*SHORT TASK*
Reproduce every line of the listing as written, apart from the pictures.

○ ○ ○ ○ ○

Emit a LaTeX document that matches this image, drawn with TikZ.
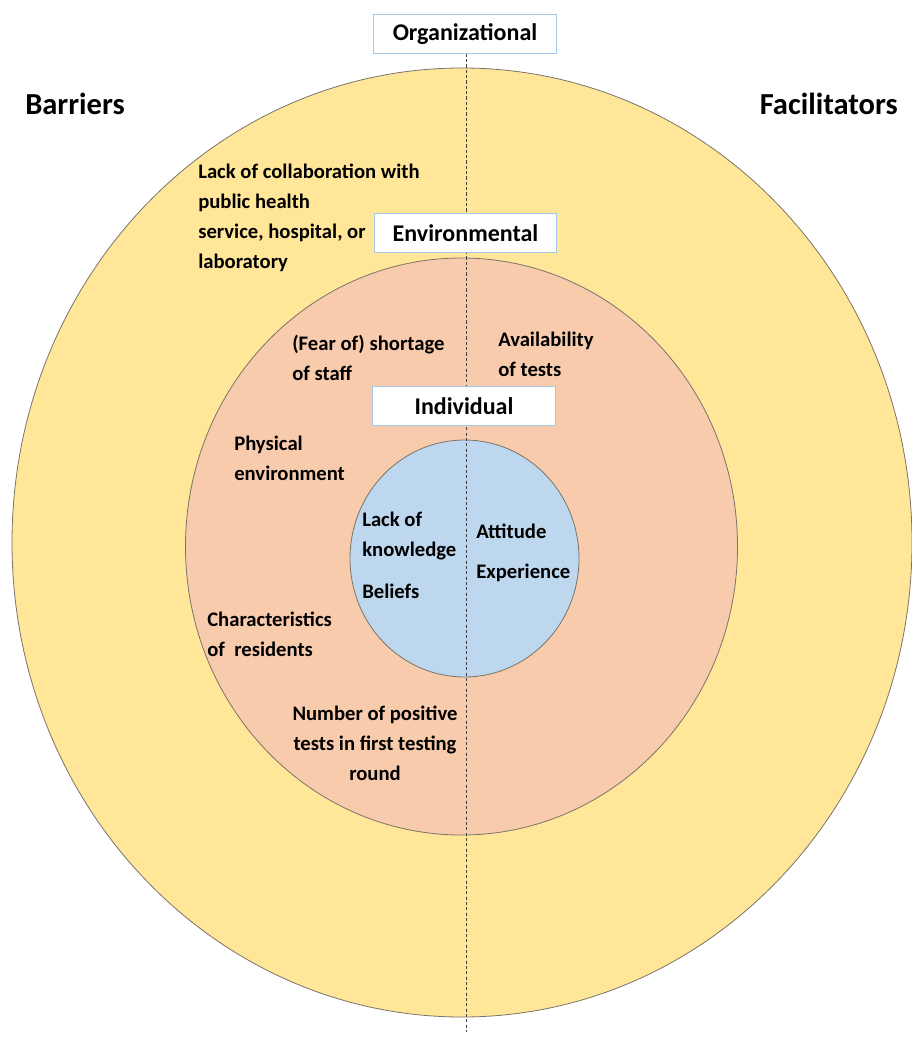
\documentclass[tikz,border=0pt]{standalone}
\usepackage{fontspec}
\setmainfont{Carlito}
\usepackage{xcolor}

\definecolor{orgfill}{HTML}{FFE699}
\definecolor{envfill}{HTML}{F8CBAD}
\definecolor{indfill}{HTML}{BDD7EE}
\definecolor{boxline}{HTML}{A4C8E8}
\definecolor{rimline}{HTML}{7A7468}

\tikzset{
  level/.style={draw=boxline, line width=0.75pt, fill=white, minimum width=137pt, minimum height=29pt, inner sep=0pt, font=\fontsize{18}{22}\selectfont\bfseries},
  lbl/.style={inner sep=0pt, align=left, anchor=west, font=\fontsize{15.5}{22.5}\selectfont\bfseries},
  side/.style={inner sep=0pt, font=\fontsize{22.9}{26}\selectfont\bfseries},
  rim/.style={draw=rimline, line width=0.6pt}
}

\begin{document}
\begin{tikzpicture}[x=0.75pt,y=0.75pt,yscale=-1]
\useasboundingbox (0,0) rectangle (912,1037);

%Shape: Ellipse [organizational]
\draw [rim, fill=orgfill] (462,542.5) ellipse [x radius=450, y radius=474.5];
%Shape: Ellipse [environmental]
\draw [rim, fill=envfill] (461.5,546.5) ellipse [x radius=276, y radius=288.5];
%Shape: Ellipse [individual]
\draw [rim, fill=indfill] (464.5,558.5) ellipse [x radius=114.5, y radius=118.5];

% Level boxes
\node [level] (org) at (465,34) {Organizational};
\coordinate (axisend) at (466,1032);
%Straight Lines [dividing axis]
\draw [dash pattern={on 2.4pt off 1.6pt}, line width=0.75pt, color=black!75] (org.south -| axisend) -- (axisend);
\node [level] (env) at (465.5,233) {Environmental};
\node [level] (ind) at (464,406) {Individual};

% Side titles
\node [side, anchor=west] (barriers) at (25,104) {Barriers};
\node [side, anchor=east] (facil) at (898,104) {Facilitators};

% Text Node
\node [lbl] (collab) at (198,218) {Lack of collaboration with\\public health\\service, hospital, or\\laboratory};
% Text Node
\node [lbl] (staff) at (292,357.5) {(Fear of) shortage\\of staff};
% Text Node
\node [lbl] (avail) at (498,354.5) {Availability\\of tests};
% Text Node
\node [lbl] (phys) at (234,458) {Physical\\environment};
% Text Node
\node [lbl] (resid) at (207,634) {Characteristics\\of~~residents};
% Text Node
\node [lbl, align=center, anchor=center] (positive) at (375,743) {Number of positive\\tests in first testing\\round};
% Text Node
\node [lbl] (knowl) at (362,536) {Lack of\\knowledge};
% Text Node
\node [lbl] (belief) at (362,591) {Beliefs};
% Text Node
\node [lbl] (attit) at (476,531) {Attitude};
% Text Node
\node [lbl] (exper) at (476,573) {Experience};

\end{tikzpicture}
\end{document}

○ ○ ○ ○ ○

*WRITTEN ANSWER*
Emit a LaTeX document that matches this image, drawn with TikZ.
\documentclass[tikz,border=0pt]{standalone}
\usepackage{fontspec}
\setmainfont{Carlito}
\usepackage{xcolor}

\definecolor{orgfill}{HTML}{FFE699}
\definecolor{envfill}{HTML}{F8CBAD}
\definecolor{indfill}{HTML}{BDD7EE}
\definecolor{boxline}{HTML}{A4C8E8}
\definecolor{rimline}{HTML}{7A7468}

\tikzset{
  level/.style={draw=boxline, line width=0.75pt, fill=white, minimum width=137pt, minimum height=29pt, inner sep=0pt, font=\fontsize{18}{22}\selectfont\bfseries},
  lbl/.style={inner sep=0pt, align=left, anchor=west, font=\fontsize{15.5}{22.5}\selectfont\bfseries},
  side/.style={inner sep=0pt, font=\fontsize{22.9}{26}\selectfont\bfseries},
  rim/.style={draw=rimline, line width=0.6pt}
}

\begin{document}
\begin{tikzpicture}[x=0.75pt,y=0.75pt,yscale=-1]
\useasboundingbox (0,0) rectangle (912,1037);

%Shape: Ellipse [organizational]
\draw [rim, fill=orgfill] (462,542.5) ellipse [x radius=450, y radius=474.5];
%Shape: Ellipse [environmental]
\draw [rim, fill=envfill] (461.5,546.5) ellipse [x radius=276, y radius=288.5];
%Shape: Ellipse [individual]
\draw [rim, fill=indfill] (464.5,558.5) ellipse [x radius=114.5, y radius=118.5];

% Level boxes
\node [level] (org) at (465,34) {Organizational};
\coordinate (axisend) at (466,1032);
%Straight Lines [dividing axis]
\draw [dash pattern={on 2.4pt off 1.6pt}, line width=0.75pt, color=black!75] (org.south -| axisend) -- (axisend);
\node [level] (env) at (465.5,233) {Environmental};
\node [level] (ind) at (464,406) {Individual};

% Side titles
\node [side, anchor=west] (barriers) at (25,104) {Barriers};
\node [side, anchor=east] (facil) at (898,104) {Facilitators};

% Text Node
\node [lbl] (collab) at (198,218) {Lack of collaboration with\\public health\\service, hospital, or\\laboratory};
% Text Node
\node [lbl] (staff) at (292,357.5) {(Fear of) shortage\\of staff};
% Text Node
\node [lbl] (avail) at (498,354.5) {Availability\\of tests};
% Text Node
\node [lbl] (phys) at (234,458) {Physical\\environment};
% Text Node
\node [lbl] (resid) at (207,634) {Characteristics\\of~~residents};
% Text Node
\node [lbl, align=center, anchor=center] (positive) at (375,743) {Number of positive\\tests in first testing\\round};
% Text Node
\node [lbl] (knowl) at (362,536) {Lack of\\knowledge};
% Text Node
\node [lbl] (belief) at (362,591) {Beliefs};
% Text Node
\node [lbl] (attit) at (476,531) {Attitude};
% Text Node
\node [lbl] (exper) at (476,573) {Experience};

\end{tikzpicture}
\end{document}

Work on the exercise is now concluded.